Porque Portugal tem sido Lisboa

quinta-feira, 3 de julho de 2008

O Mundo não é plano - outra vez

Bloomberg on The Economy, 26 de Junho de 2008. Tom Keene entrevista Nouriel Roubini, professor de Economia na Stern School of Business da New York Univesity, que diz, essencialmente:

1. Os Estados Unidos da América (EUA) já estão em recessão, em resultado da combinação da maior crise imobiliária dos últimos 50 anos, do crunch do crédito e da liquidez e do aumento dos preços do petróleo. Num número importante de outros países existem sinais significativos de abrandamento, se não mesmo de contracção económica, enquanto a inflacção sobe através do mundo; estamos num momento de estagflação light: o princípio da combinação entre inflação e estagnação, que leva a crescimento lento, mais desemprego e inevitável recessão. Os EUA estão em recessão; o Japão entrará proximamente em recessão; um bom terço da Europa entrará em recessão: o Reino Unido, a Espanha, Itália, Portugal...
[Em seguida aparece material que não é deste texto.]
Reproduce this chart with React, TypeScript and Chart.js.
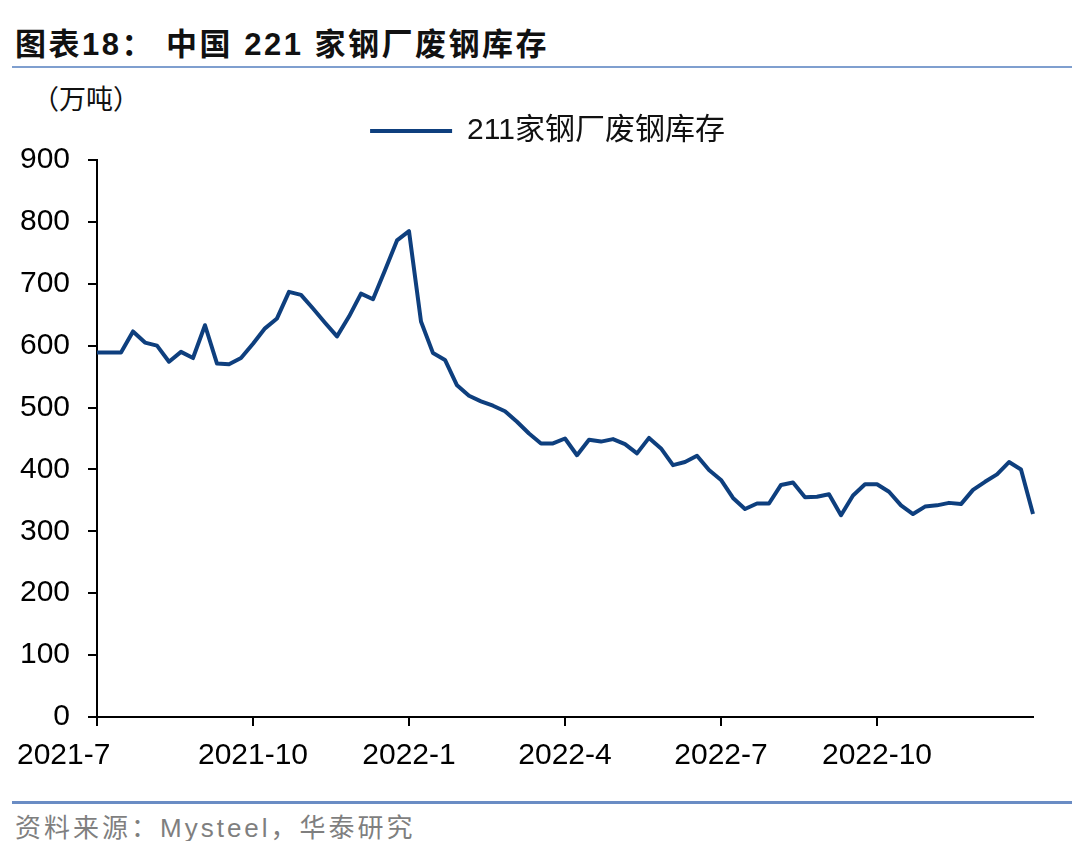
import React, { useEffect, useRef } from "react";
import { Chart, registerables } from "chart.js";

Chart.register(...registerables);

// Weekly observation dates (Thursdays)
const dates: string[] = [
  "2021-07-01", "2021-07-08", "2021-07-15", "2021-07-22", "2021-07-29",
  "2021-08-05", "2021-08-12", "2021-08-19", "2021-08-26",
  "2021-09-02", "2021-09-09", "2021-09-16", "2021-09-23", "2021-09-30",
  "2021-10-07", "2021-10-14", "2021-10-21", "2021-10-28",
  "2021-11-04", "2021-11-11", "2021-11-18", "2021-11-25",
  "2021-12-02", "2021-12-09", "2021-12-16", "2021-12-23", "2021-12-30",
  "2022-01-06", "2022-01-13", "2022-01-20", "2022-01-27",
  "2022-02-03", "2022-02-10", "2022-02-17", "2022-02-24",
  "2022-03-03", "2022-03-10", "2022-03-17", "2022-03-24", "2022-03-31",
  "2022-04-07", "2022-04-14", "2022-04-21", "2022-04-28",
  "2022-05-05", "2022-05-12", "2022-05-19", "2022-05-26",
  "2022-06-02", "2022-06-09", "2022-06-16", "2022-06-23", "2022-06-30",
  "2022-07-07", "2022-07-14", "2022-07-21", "2022-07-28",
  "2022-08-04", "2022-08-11", "2022-08-18", "2022-08-25",
  "2022-09-01", "2022-09-08", "2022-09-15", "2022-09-22", "2022-09-29",
  "2022-10-06", "2022-10-13", "2022-10-20", "2022-10-27",
  "2022-11-03", "2022-11-10", "2022-11-17", "2022-11-24",
  "2022-12-01", "2022-12-08", "2022-12-15", "2022-12-22", "2022-12-29",
];

// 211家钢厂废钢库存 (万吨)
const inventory: number[] = [
  589, 589, 589, 623, 605, 600, 574, 590, 580, 633, 571, 570, 580, 603,
  628, 644, 687, 682, 660, 637, 615, 647, 684, 675, 722, 770, 785,
  639, 588, 577, 536, 519, 510, 503, 494, 477, 458, 442, 442, 450,
  423, 448, 445, 449, 441, 426, 451, 434, 407, 412, 422, 399, 383,
  354, 336, 345, 345, 375, 379, 355, 356, 360, 326, 358, 376, 376,
  364, 342, 328, 340, 342, 346, 344, 367, 380, 392, 412, 400, 328,
];

const tickDates: string[] = ["2021-07-01", "2021-09-30", "2021-12-30", "2022-03-31", "2022-06-30", "2022-09-29"];
const tickLabels: string[] = ["2021-7", "2021-10", "2022-1", "2022-4", "2022-7", "2022-10"];

const seriesName = "211家钢厂废钢库存";
const lineColor = "#0e3f7e";
const tickFont = { family: "'Liberation Sans', Arial, sans-serif", size: 30 };

export default function App() {
  const canvasRef = useRef<HTMLCanvasElement | null>(null);

  useEffect(() => {
    if (!canvasRef.current) return;
    const legendTweak = {
      id: "legendTweak",
      beforeInit(chart: any) {
        const lg = chart.legend;
        if (!lg) return;
        const orig = lg.fit;
        lg.fit = function () {
          orig.call(this);
          this.height = 52;
        };
      },
      afterLayout(chart: any) {
        const lg = chart.legend;
        if (!lg) return;
        lg.left += 27;
        lg.right += 27;
      },
    };
    const chart = new Chart(canvasRef.current, {
      type: "line",
      data: {
        labels: dates,
        datasets: [
          {
            label: seriesName,
            data: inventory,
            borderColor: lineColor,
            backgroundColor: lineColor,
            borderWidth: 4,
            pointRadius: 0,
            tension: 0,
            borderJoinStyle: "round",
          },
        ],
      },
      options: {
        animation: false,
        responsive: false,
        layout: { padding: { top: 0, right: 39, bottom: 0, left: 0 } },
        plugins: {
          tooltip: { enabled: false },
          legend: {
            display: true,
            position: "top",
            labels: {
              boxWidth: 82,
              boxHeight: 4,
              padding: 8,
              color: "#111",
              font: { family: "'Liberation Sans', 'Noto Sans CJK SC', sans-serif", size: 30 },
              generateLabels: (c: any) =>
                (Chart.defaults.plugins.legend.labels as any)
                  .generateLabels(c)
                  .map((l: any) => ({ ...l, lineWidth: 0, fillStyle: lineColor })),
            },
          },
        },
        scales: {
          x: {
            type: "category",
            offset: false,
            afterBuildTicks: (scale: any) => {
              scale.ticks = scale.ticks.filter((t: any) => tickDates.includes(dates[t.value]));
            },
            afterFit: (scale: any) => {
              scale.height = 71;
              scale.paddingLeft = 0;
              scale.paddingRight = 0;
            },
            ticks: {
              autoSkip: false,
              maxRotation: 0,
              minRotation: 0,
              padding: 12,
              color: "#000",
              font: tickFont,
              callback: (value: any) => {
                const i = tickDates.indexOf(dates[Number(value)]);
                if (i < 0) return "";
                // first label sits left of its tick, as in the source chart
                return i === 0 ? tickLabels[i] + "        " : tickLabels[i];
              },
            },
            grid: {
              drawOnChartArea: false,
              drawTicks: true,
              tickLength: 9,
              color: "#000",
              lineWidth: 2,
            },
            border: { color: "#000", width: 2 },
          },
          y: {
            min: 0,
            max: 900,
            afterFit: (scale: any) => {
              scale.width = 89;
            },
            ticks: {
              stepSize: 100,
              padding: 18,
              color: "#000",
              font: tickFont,
            },
            grid: {
              drawOnChartArea: false,
              drawTicks: true,
              tickLength: 9,
              color: "#000",
              lineWidth: 2,
            },
            border: { color: "#000", width: 2 },
          },
        },
      },
      plugins: [legendTweak],
    });
    return () => chart.destroy();
  }, []);

  const cjk = "'Liberation Sans', 'Noto Sans CJK SC', sans-serif";

  return (
    <div style={{ position: "relative", width: 1064, height: 833, background: "#fff" }}>
      <div
        style={{
          position: "absolute",
          left: 7,
          top: 21,
          fontFamily: cjk,
          fontWeight: 700,
          fontSize: 31,
          lineHeight: "31px",
          letterSpacing: 2.5,
          color: "#111",
          whiteSpace: "nowrap",
        }}
      >
        图表18： 中国 221 家钢厂废钢库存
      </div>
      <div style={{ position: "absolute", left: 4, top: 58, width: 1060, height: 2, background: "#7f9fcf" }} />
      <div
        style={{
          position: "absolute",
          left: 24,
          top: 79,
          fontFamily: cjk,
          fontSize: 27,
          lineHeight: "27px",
          color: "#111",
          whiteSpace: "nowrap",
        }}
      >
        （万吨）
      </div>
      <canvas
        ref={canvasRef}
        width={1064}
        height={680}
        style={{ position: "absolute", left: 0, top: 100, width: 1064, height: 680 }}
      />
      <div style={{ position: "absolute", left: 4, top: 793, width: 1060, height: 3, background: "#6a8cc4" }} />
      <div
        style={{
          position: "absolute",
          left: 7,
          top: 807,
          fontFamily: cjk,
          fontSize: 26,
          lineHeight: "26px",
          letterSpacing: 3,
          color: "#7f7f7f",
          whiteSpace: "nowrap",
        }}
      >
        资料来源：Mysteel，华泰研究
      </div>
    </div>
  );
}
2. A alta dos preços da energia implica o aumento do preço dos transportes, pelo que já não estamos no mundo plano de que falava Tom Friedman (no já clássico "O Mundo é Plano"). Em muitas dimensões, já estamos num mundo novo. O que tornou o mundo plano foi a cadeia global de fornecimentos. Essencialmente, tornou possível produzir um computador outsorcing a produção de componentes em 100 países diferentes e depois transportá-las para um local e montar as peças nesse local; agora, por causa de preços de transportes mais altos, as coisas passar-se-ão de modo diferente. O Governador do Alabama, por exemplo, já anunciou que está a receber muitas propostas de investimento; e, com ele, muita gente nos EUA pensa que esta alta do preço dos transportes é benéfica porque criará mais emprego doméstico, em detrimento do comércio global. O mesmo crescimento doméstico sucederá em países como a China (1,2 bilhões de pessoas) e na Índia (1 bilhão de pessoas). Isso levará tempo e o choque negativo ainda está para ocorrer.

3. Neste mundo novo a política monetária já não é tão eficaz, porque nasceu um sistema financeiro sombra, que não se baseia no sistema bancário e alargou os spreads interbancários. Hoje, existem toda uma nova série de instituições financeiras que se parecem com Bancos (altamente alavancados, financiam-se no curto prazo e emprestam para o longo prazo) e passaram a ter acesso à janela de liquidez que o Federal Reserve (FED) abriu; a transmissão da política monetária está mais dificultada. Inicialmente, o choque veio dos EUA mas agora transmitiu-se à Europa e o facto de o FED ter facilitado enquanto o Banco Central Europeu (ECB) não o fez, significa que agora há condições monetárias mais estritas na Europa, que levaram a uma escassez de dólares. Pelo que, paradoxalmente, o FED não apenas está a emprestar dinheiro a não-Bancos nos EUA, como também está a emprestar dólares a Bancos estrangeiros. Trata-se de uma enorme mudança na política monetária: os EUA passaram a ser o Banco central do mundo. Centenas de instituições financeiras irão à falência: os spreads deixarão de depender da falta de liquidez, passarão a depender do risco de contraparte, o risco País.